On Tue, 23 Dec 1997, Stephen R. van den Berg wrote:
>
> Well, they were certainly not marked as running or suspended, but I never
> did say that they were marked as being in disk wait according to ps.
> Actually, ps showed them in a state designated with a dot, like in:
>
> PID TT STAT TIME
> 185 ? . 56:02 /usr/sbin/innd -p4 -r -i0 -c4 -L
>
> I'm not sure where the dot comes from, or what it should designate.
> (I'm using proc-ps as in the bo distribution of Debian).
>
> I forgot to check the current->state from within kdebug, but that's
> because current was not in the context (so gdb told me).

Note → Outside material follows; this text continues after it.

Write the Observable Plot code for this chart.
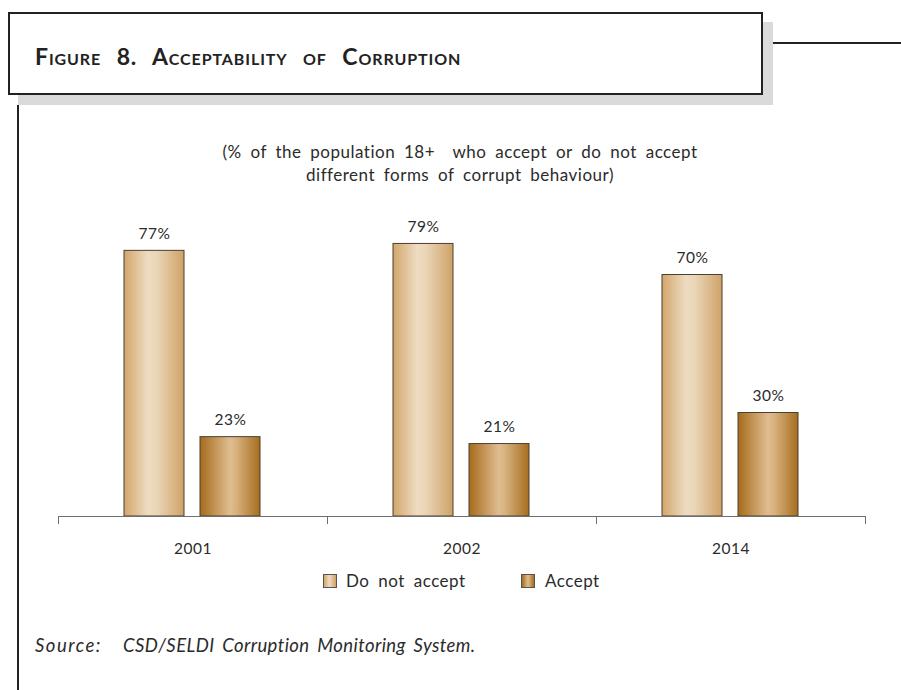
<!DOCTYPE html>
<html>
<head>
<meta charset="utf-8">
<script src="https://cdn.jsdelivr.net/npm/d3@7"></script>
<script src="https://cdn.jsdelivr.net/npm/@observablehq/plot@0.6"></script>
<style>
  html, body { margin: 0; padding: 0; background: #fff; }
  #page { position: relative; width: 901px; height: 690px; overflow: hidden; font-family: Lato, "Open Sans", sans-serif; color: #2b2b2b; }
  .abs { position: absolute; }
  #shadow { left: 18px; top: 22px; width: 755px; height: 83px; background: #dadada; }
  #titlebox { left: 8px; top: 12px; width: 751px; height: 79px; border: 2px solid #222; background: #fff; }
  #title { left: 35px; top: 42px; font-size: 23px; font-weight: 700; font-variant: small-caps; letter-spacing: 0.9px; word-spacing: 9px; white-space: nowrap; color: #222; }
  #hline { left: 773px; top: 42px; width: 128px; height: 2px; background: #222; }
  #vline { left: 17px; top: 105px; width: 2px; height: 585px; background: #222; }
  #subtitle { left: 110px; width: 700px; top: 140px; text-align: center; font-size: 17px; line-height: 23px; letter-spacing: 0.5px; word-spacing: 4px; }
  #chart { left: 0; top: 140px; }
  #legend { left: 0; top: 570px; width: 901px; font-size: 17px; letter-spacing: 0.5px; word-spacing: 4px; }
  .sw { position: absolute; top: 4px; width: 12px; height: 12px; border: 1px solid #555; }
  .lt { position: absolute; top: 0; white-space: nowrap; }
  #source1, #source2 { top: 634px; font-size: 18.5px; font-style: italic; white-space: nowrap; letter-spacing: 0.4px; word-spacing: 3px; }
  #source1 { left: 35px; letter-spacing: 1.5px; }
  #source2 { left: 123px; }
</style>
</head>
<body>
<div id="page">
  <div id="shadow" class="abs"></div>
  <div id="titlebox" class="abs"></div>
  <div id="title" class="abs">Figure 8. Acceptability of Corruption</div>
  <div id="hline" class="abs"></div>
  <div id="vline" class="abs"></div>
  <div id="chart" class="abs"></div>
  <div id="subtitle" class="abs">(% of the population 18+&nbsp; who accept or do not accept<br>different forms of corrupt behaviour)</div>
  <div id="legend" class="abs"></div>
  <div id="source1" class="abs">Source:</div>
  <div id="source2" class="abs">CSD/SELDI Corruption Monitoring System.</div>
</div>
<script>
// ---- data ----
const years = ["2001", "2002", "2014"];
const seriesNames = ["Do not accept", "Accept"];
const doNotAccept = [77, 79, 70];
const accept = [23, 21, 30];

const data = [];
years.forEach((y, i) => {
  data.push({year: y, series: seriesNames[0], value: doNotAccept[i]});
  data.push({year: y, series: seriesNames[1], value: accept[i]});
});

const gradIds = {"Do not accept": "gradDNA", "Accept": "gradA"};

const plot = Plot.plot({
  width: 901,
  height: 430,
  marginLeft: 57,
  marginRight: 36,
  marginTop: 31,
  marginBottom: 54,
  style: {fontFamily: "Lato, 'Open Sans', sans-serif", fontSize: "15.5px", color: "#2b2b2b", background: "transparent", letterSpacing: "0.5px"},
  fx: {domain: years, padding: 0, axis: "bottom", tickSize: 0, tickPadding: 26, label: null},
  x: {domain: seriesNames, paddingInner: 0.208, paddingOuter: 0.853, axis: null},
  y: {domain: [0, 100], axis: null},
  color: {domain: seriesNames, range: seriesNames.map(s => `url(#${gradIds[s]})`)},
  marks: [
    Plot.barY(data, {fx: "year", x: "series", y: "value", fill: "series", stroke: "#4a3f33", strokeWidth: 1}),
    Plot.text(data, {fx: "year", x: "series", y: "value", text: d => d.value + "%", dy: -17, fontSize: 15.5, fill: "#2b2b2b", style: {letterSpacing: "1.5px"}}),
    Plot.ruleY([0], {stroke: "#6e6e6e", strokeWidth: 1}),
    Plot.frame({anchor: "left", stroke: "#6e6e6e", insetTop: 345, insetBottom: -7}),
    Plot.frame({anchor: "right", stroke: "#6e6e6e", insetTop: 345, insetBottom: -7})
  ]
});

// gradient definitions for bar fills
const ns = "http://www.w3.org/2000/svg";
const defs = document.createElementNS(ns, "defs");
function addGrad(id, stops) {
  const g = document.createElementNS(ns, "linearGradient");
  g.setAttribute("id", id);
  g.setAttribute("x1", "0"); g.setAttribute("x2", "1"); g.setAttribute("y1", "0"); g.setAttribute("y2", "0");
  stops.forEach(([o, c]) => {
    const s = document.createElementNS(ns, "stop");
    s.setAttribute("offset", o);
    s.setAttribute("stop-color", c);
    g.appendChild(s);
  });
  defs.appendChild(g);
}
addGrad("gradDNA", [["0", "#d2a66b"], ["0.4", "#eedcc2"], ["0.55", "#ead5b6"], ["1", "#cfa267"]]);
addGrad("gradA", [["0", "#a66b1c"], ["0.5", "#dfbd90"], ["0.6", "#d8b27f"], ["1", "#a66d1e"]]);
plot.insertBefore(defs, plot.firstChild);
document.getElementById("chart").appendChild(plot);

// legend (HTML)
const legend = document.getElementById("legend");
const legendPos = [{sw: 323, tx: 346}, {sw: 521, tx: 545}];
const swatchCss = {
  "Do not accept": "linear-gradient(to right, #d2a66b, #eedcc2 45%, #cfa267)",
  "Accept": "linear-gradient(to right, #a66b1c, #dfbd90 50%, #a66d1e)"
};
seriesNames.forEach((s, i) => {
  const sw = document.createElement("div");
  sw.className = "sw";
  sw.style.left = legendPos[i].sw + "px";
  sw.style.background = swatchCss[s];
  legend.appendChild(sw);
  const t = document.createElement("div");
  t.className = "lt";
  t.style.left = legendPos[i].tx + "px";
  t.textContent = s;
  legend.appendChild(t);
});
</script>
</body>
</html>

"current" is actually just a macro that expands to the proper thing. You
can use "current_set[0]" instead on UP (on SMP it's a lot harder, although
the proper gdb macros should make it reasonably straightforward on 2.1:
something like "(struct task_struct *)(esp & 0xffffe000)" works there, but
not on 2.0.x).

It would be interesting to see what current_set[0]->state says for the
behaviour..

> > - something clears the locked state without waking people up. Do you
> > use "md" or anything else that plays around with buffers?
>
> Which still makes me kind of wonder why my rearrangement fixes things.
> The only behaviour changed here apparently is that *if*
> during the execution of run_task_queue(&tq_disk) current->state is altered,
> then we don't overwrite it before jumping into schedule().

Right. I moved the current->state setting to just before run_task_queue(),
and maybe you should try that simpler one-liner. It still shouldn't make
any difference, but I still suspect that "md" is doing something to
trigger the problem, and that would probably happen during the task queue
running (the disk tq feeds all the requests to the low-level devices).

> > - really strange K5 bug
>
> Which would be even more difficult to explain in the light of my
> patch.

Oh, I agree. I wasn't really serious, because the K5 bug would have to be
obvious under other circumstances too (ie an out-of-order bug that does
the wrong thing when interrupts happen).

Linus